Saturday, 30 April 2016

Flamed Starcaster: Dying the Burst

I have found myself with a little time away from work this week, and therefore with some time for the Starcaster build - sanding the body and getting some Colortone dye onto this beast. With these semi-hollow kits there's usually precious little sanding required for the body. Unfortunately this kit was a second that I picked up in last years Pitbull Guitars birthday sale and with it came some pretty gnarly problem areas on the top veneer and the sides.

The top veneer has some very deep scratches at the bottom of the guitar, something that I can't do anything at all about. They are so deep that I suspect any attempt to sand them out would remove the veneer altogether. I could have done a solid paint job to hide them, but that flame maple veneer is just too damn beautiful to hide, even with the scratches. There were also a few very large glue marks around the edge near the binding, but a couple of applcations of Goof-Off put pay to them.

To test whether I had properly removed the glue, I applied a weak dye solution (Lemon Yellow) to the entire front and back to make sure it was taking colour. Thankfully no remaining glue spots were evident.

Weak Colortone Lemon Yellow shows no glue spots.
On the sides, there are two large areas where the factory has needed to extend the side veneer piece to fit around the entire circumference. Pretty shoddy craftsmanship all told, but that's why it was a second! I sanded the sides with 240 and 320 to try to get rid of as much of the joins in these extensions as I could, and then filled all the remaining grain and join marks with a slurry of Timbermate. After sanding back with 400 grit the surface felt nice and smooth but didn't look any better. In my eagerness to continue with the burst I didn't do a dye test on the sides, something I would rue later on down the track. Naughty, naughty!

I let the body dry over night, wiped it all over with water a final time to remove any remaining dust from the Tmbermate, and got on with creating a burst using Colortone dyes. I actually used 5 colours this time to try to achieve a burst that gradually becomes much darker on the sides than my normal "Honey Burst". I started with Lemon Yellow all over (applied a second time) and then a little further out with a feathered ring of Vintage Amber. This was followed by a further feathered ring of Red Mahogany, and yet again by Tobacco Brown. To darken up the edge even further I got out the Colortone Black and kept applying colour to the edge, all the while blending each transition back towards the centre with the other colours.

All in all I'm pretty stoked with the result, although the aforementioned scratches are standing out vividly down towards the bottom of the body.

5 Colour Burst from Lemon Yellow to Black (sort of)
Unfortunately, when I hit the sides with a combination of Tobacco Brown and Black, my haste in preparation became immediately apparent.
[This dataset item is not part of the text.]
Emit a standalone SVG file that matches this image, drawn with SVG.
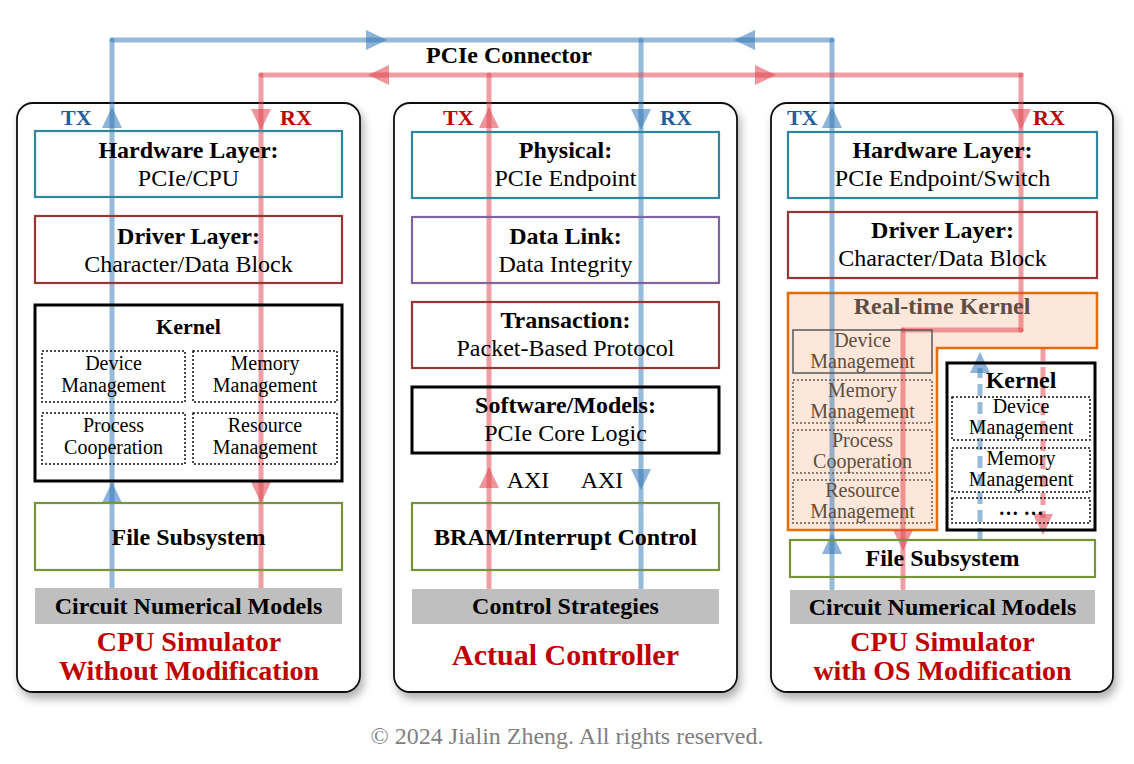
<svg xmlns="http://www.w3.org/2000/svg" width="1134" height="764" viewBox="0 0 1134 764">
<defs>
<style>
text{font-family:"Liberation Serif","Times New Roman",serif;text-anchor:middle}
.b{font-weight:bold}
.t24{font-size:24px}
.t21{font-size:20px}
.lbl{font-size:22px;font-weight:bold;text-anchor:start}
.title{font-size:28px;font-weight:bold;fill:#C00000}
.panel{fill:#fff;stroke:#111;stroke-width:1.8;filter:url(#sh)}
.box{fill:none;stroke-width:2.2}
.teal{stroke:#31859C}
.dred{stroke:#953735}
.purple{stroke:#8064A2}
.green{stroke:#77933C}
.blk{fill:none;stroke:#000;stroke-width:3}
.dot{fill:none;stroke:#111;stroke-width:1.5;stroke-dasharray:2 2}
.dotg{fill:none;stroke:#6a5a4e;stroke-width:1.5;stroke-dasharray:2 2}
.gray{fill:#BFBFBF}
.bl{stroke:#2E75B6;stroke-opacity:.5;stroke-width:5;stroke-linecap:round;fill:none}
.rd{stroke:#E0404A;stroke-opacity:.5;stroke-width:5;stroke-linecap:round;fill:none}
.bla{fill:#2E75B6;fill-opacity:.55}
.rda{fill:#E0404A;fill-opacity:.55}
.dash{stroke-dasharray:12 6;stroke-linecap:butt}
.rt{fill:#5E4E42}
</style>
<filter id="sh" x="-10%" y="-10%" width="120%" height="120%">
<feDropShadow dx="3" dy="6" stdDeviation="4" flood-color="#000" flood-opacity="0.3"/>
</filter>
<path id="ah" d="M0 0 L-21 -10 L-21 10 Z"/>
</defs>
<rect width="1134" height="764" fill="#fff"/>

<g id="panels">
<rect id="panel-left" class="panel" x="17" y="103" width="343" height="589" rx="16"/>
<rect id="panel-mid" class="panel" x="394" y="103" width="343" height="589" rx="16"/>
<rect id="panel-right" class="panel" x="771" y="103" width="342" height="589" rx="16"/>
</g>

<g id="realtime-kernel-bg">
<path d="M788 293 H1097 V348 H937 V530 H788 Z" fill="#FBE3D3" fill-opacity="0.85" stroke="#E46C0A" stroke-width="2.5"/>
</g>

<g id="connectors">
<line class="bl" x1="112" y1="40" x2="832" y2="40"/>
<line class="bl" x1="112" y1="40" x2="112" y2="588"/>
<line class="bl" x1="641" y1="40" x2="641" y2="588"/>
<line class="bl" x1="832" y1="40" x2="832" y2="588"/>
<line class="rd" x1="261" y1="75" x2="1021" y2="75"/>
<line class="rd" x1="261" y1="75" x2="261" y2="588"/>
<line class="rd" x1="489" y1="75" x2="489" y2="588"/>
<line class="rd" x1="1021" y1="75" x2="1021" y2="330"/>
<line class="rd" x1="1021" y1="330" x2="903" y2="330"/>
<line class="rd" x1="903" y1="330" x2="903" y2="588"/>
<line class="bl dash" x1="980" y1="540" x2="980" y2="368"/>
<line class="rd dash" x1="1043" y1="349" x2="1043" y2="518"/>
<use href="#ah" class="bla" transform="translate(387,40)"/>
<use href="#ah" class="bla" transform="translate(734,40) rotate(180)"/>
<use href="#ah" class="rda" transform="translate(368,75) rotate(180)"/>
<use href="#ah" class="rda" transform="translate(776,75)"/>
<use href="#ah" class="bla" transform="translate(112,107) rotate(-90)"/>
<use href="#ah" class="rda" transform="translate(261,130) rotate(90)"/>
<use href="#ah" class="bla" transform="translate(112,482) rotate(-90)"/>
<use href="#ah" class="rda" transform="translate(261,503) rotate(90)"/>
<use href="#ah" class="rda" transform="translate(489,107) rotate(-90)"/>
<use href="#ah" class="bla" transform="translate(641,130) rotate(90)"/>
<use href="#ah" class="rda" transform="translate(489,467) rotate(-90)"/>
<use href="#ah" class="bla" transform="translate(641,490) rotate(90)"/>
<use href="#ah" class="bla" transform="translate(832,107) rotate(-90)"/>
<use href="#ah" class="rda" transform="translate(1021,130) rotate(90)"/>
<use href="#ah" class="bla" transform="translate(832,533) rotate(-90)"/>
<use href="#ah" class="rda" transform="translate(903,551) rotate(90)"/>
<use href="#ah" class="bla" transform="translate(980,352) rotate(-90)"/>
<use href="#ah" class="rda" transform="translate(1043,535) rotate(90)"/>
</g>

<g id="pcie-connector"><text class="b" x="509" y="63" style="font-size:24px">PCIe Connector</text></g>

<!-- Left panel -->
<g id="left-labels">
<text class="lbl" x="61" y="125" fill="#1F5FA0">TX</text>
<text class="lbl" x="280" y="125" fill="#C00000">RX</text>
</g>
<g id="left-hardware">
<rect class="box teal" x="35" y="131" width="307" height="66"/>
<text class="b t24" x="188.5" y="158">Hardware Layer:</text>
<text class="t24" x="188.5" y="186">PCIe/CPU</text>
</g>
<g id="left-driver">
<rect class="box dred" x="35" y="216" width="307" height="67"/>
<text class="b t24" x="188.5" y="244">Driver Layer:</text>
<text class="t24" x="188.5" y="272">Character/Data Block</text>
</g>
<g id="left-kernel">
<rect class="blk" x="35" y="305" width="307" height="176"/>
<text class="b" x="188.5" y="334" style="font-size:22px">Kernel</text>
<rect class="dot" x="42" y="351" width="143" height="51"/>
<text class="t21" x="113.5" y="370">Device</text>
<text class="t21" x="113.5" y="392">Management</text>
<rect class="dot" x="193" y="351" width="144" height="51"/>
<text class="t21" x="265" y="370">Memory</text>
<text class="t21" x="265" y="392">Management</text>
<rect class="dot" x="42" y="413" width="143" height="51"/>
<text class="t21" x="113.5" y="432">Process</text>
<text class="t21" x="113.5" y="454">Cooperation</text>
<rect class="dot" x="193" y="413" width="144" height="51"/>
<text class="t21" x="265" y="432">Resource</text>
<text class="t21" x="265" y="454">Management</text>
</g>
<g id="left-file">
<rect class="box green" x="35" y="503" width="307" height="67"/>
<text class="b t24" x="188.5" y="545">File Subsystem</text>
</g>
<g id="left-models">
<rect class="gray" x="35" y="588" width="307" height="36"/>
<text class="b t24" x="188.5" y="614">Circuit Numerical Models</text>
</g>
<g id="left-title">
<text class="title" x="189" y="651">CPU Simulator</text>
<text class="title" x="189" y="680">Without Modification</text>
</g>

<!-- Middle panel -->
<g id="mid-labels">
<text class="lbl" x="443" y="125" fill="#C00000">TX</text>
<text class="lbl" x="660" y="125" fill="#1F5FA0">RX</text>
</g>
<g id="mid-physical">
<rect class="box teal" x="412" y="132" width="307" height="66"/>
<text class="b t24" x="565.5" y="158">Physical:</text>
<text class="t24" x="565.5" y="186">PCIe Endpoint</text>
</g>
<g id="mid-datalink">
<rect class="box purple" x="412" y="217" width="307" height="66"/>
<text class="b t24" x="565.5" y="244">Data Link:</text>
<text class="t24" x="565.5" y="272">Data Integrity</text>
</g>
<g id="mid-transaction">
<rect class="box dred" x="412" y="302" width="307" height="66"/>
<text class="b t24" x="565.5" y="328">Transaction:</text>
<text class="t24" x="565.5" y="356">Packet-Based Protocol</text>
</g>
<g id="mid-software">
<rect class="blk" x="412" y="387" width="307" height="66"/>
<text class="b t24" x="565.5" y="413">Software/Models:</text>
<text class="t24" x="565.5" y="441">PCIe Core Logic</text>
</g>
<g id="mid-axi">
<text class="t24" x="528" y="488">AXI</text>
<text class="t24" x="602" y="488">AXI</text>
</g>
<g id="mid-bram">
<rect class="box green" x="412" y="503" width="307" height="67"/>
<text class="b t24" x="565.5" y="545">BRAM/Interrupt Control</text>
</g>
<g id="mid-control">
<rect class="gray" x="412" y="589" width="307" height="35"/>
<text class="b t24" x="565.5" y="614">Control Strategies</text>
</g>
<g id="mid-title">
<text class="title" x="565.5" y="665" style="font-size:30px">Actual Controller</text>
</g>

<!-- Right panel -->
<g id="right-labels">
<text class="lbl" x="787" y="125" fill="#1F5FA0">TX</text>
<text class="lbl" x="1033" y="125" fill="#C00000">RX</text>
</g>
<g id="right-hardware">
<rect class="box teal" x="788" y="132" width="309" height="66"/>
<text class="b t24" x="942.5" y="158">Hardware Layer:</text>
<text class="t24" x="942.5" y="186">PCIe Endpoint/Switch</text>
</g>
<g id="right-driver">
<rect class="box dred" x="788" y="212" width="309" height="66"/>
<text class="b t24" x="942.5" y="238">Driver Layer:</text>
<text class="t24" x="942.5" y="266">Character/Data Block</text>
</g>
<g id="right-realtime-kernel">
<text class="b t24 rt" x="942" y="314">Real-time Kernel</text>
<rect fill="none" stroke="#595959" stroke-width="1.5" x="793" y="330" width="139" height="43"/>
<text class="t21 rt" x="862.5" y="347">Device</text>
<text class="t21 rt" x="862.5" y="368">Management</text>
<rect class="dotg" x="793" y="380" width="139" height="43"/>
<text class="t21 rt" x="862.5" y="397">Memory</text>
<text class="t21 rt" x="862.5" y="418">Management</text>
<rect class="dotg" x="793" y="430" width="139" height="43"/>
<text class="t21 rt" x="862.5" y="447">Process</text>
<text class="t21 rt" x="862.5" y="468">Cooperation</text>
<rect class="dotg" x="793" y="480" width="139" height="43"/>
<text class="t21 rt" x="862.5" y="497">Resource</text>
<text class="t21 rt" x="862.5" y="518">Management</text>
</g>
<g id="right-kernel">
<rect class="blk" x="947" y="363" width="148" height="167"/>
<text class="b t24" x="1021" y="388">Kernel</text>
<rect class="dot" x="952" y="397" width="138" height="43"/>
<text class="t21" x="1021" y="413">Device</text>
<text class="t21" x="1021" y="434">Management</text>
<rect class="dot" x="952" y="448" width="138" height="44"/>
<text class="t21" x="1021" y="465">Memory</text>
<text class="t21" x="1021" y="486">Management</text>
<rect class="dot" x="952" y="498" width="138" height="25"/>
<text class="b t21" x="1021" y="515">… …</text>
</g>
<g id="right-file">
<rect class="box green" x="790" y="540" width="305" height="37"/>
<text class="b t24" x="942.5" y="566">File Subsystem</text>
</g>
<g id="right-models">
<rect class="gray" x="790" y="590" width="305" height="34"/>
<text class="b t24" x="942.5" y="615">Circuit Numerical Models</text>
</g>
<g id="right-title">
<text class="title" x="942.5" y="651">CPU Simulator</text>
<text class="title" x="942.5" y="680">with OS Modification</text>
</g>

<g id="copyright">
<text x="567" y="744" style="font-size:24px" fill="#7F7F7F">© 2024 Jialin Zheng. All rights reserved.</text>
</g>
</svg>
In addition to the sections where the wood has been joined (the glue here was never going to adequately take stain) there magically appeared several nasty glue spots around the binding.

Letting the dyed body dry completely overnight, I resolved to fix-in the colour on the front and back of the guitar before trying to fix the glue spots on the sides. I had always planned on giving the dyed guitar several coats of Tru-Oil to really pop the flame and to deepen the chatoyance in the final finish. And so, on to the body went a first soak coat of Tru-Oil and boy did the colour of the dye and the chatoyance in the maple pop. Magic!

First soak coat of Tru-Oil starts to add uber-chatoyance.
The next day I applied a second soak coat of oil to both sides and again hung it to dry. With each coat the grain is looking better and better, but the scratches are looking more and more prominent. Oh well, we can't have everything right? You can easily see the scratches in the front veneer in the photo below.

Second coat of Tru-Oil is on and soaking in.
After a third coat of Tru-Oil, I was satisfied that the dye job was protected enough to be able to tackle the glue spots on the sides of the body. It called for some more Goof-Off and a bit of a roughing up with the wire brushes; slowly working dye into the wood where it once resisted.

You can see what I was up against! In the end I got something I ws happy with, although those join lines really couldn't be hidden - no way they were going take any colour even with the wire brush treatment. Oh well, some Tru-Oil on the sides and thne it will be time for some Acrylic clear coats!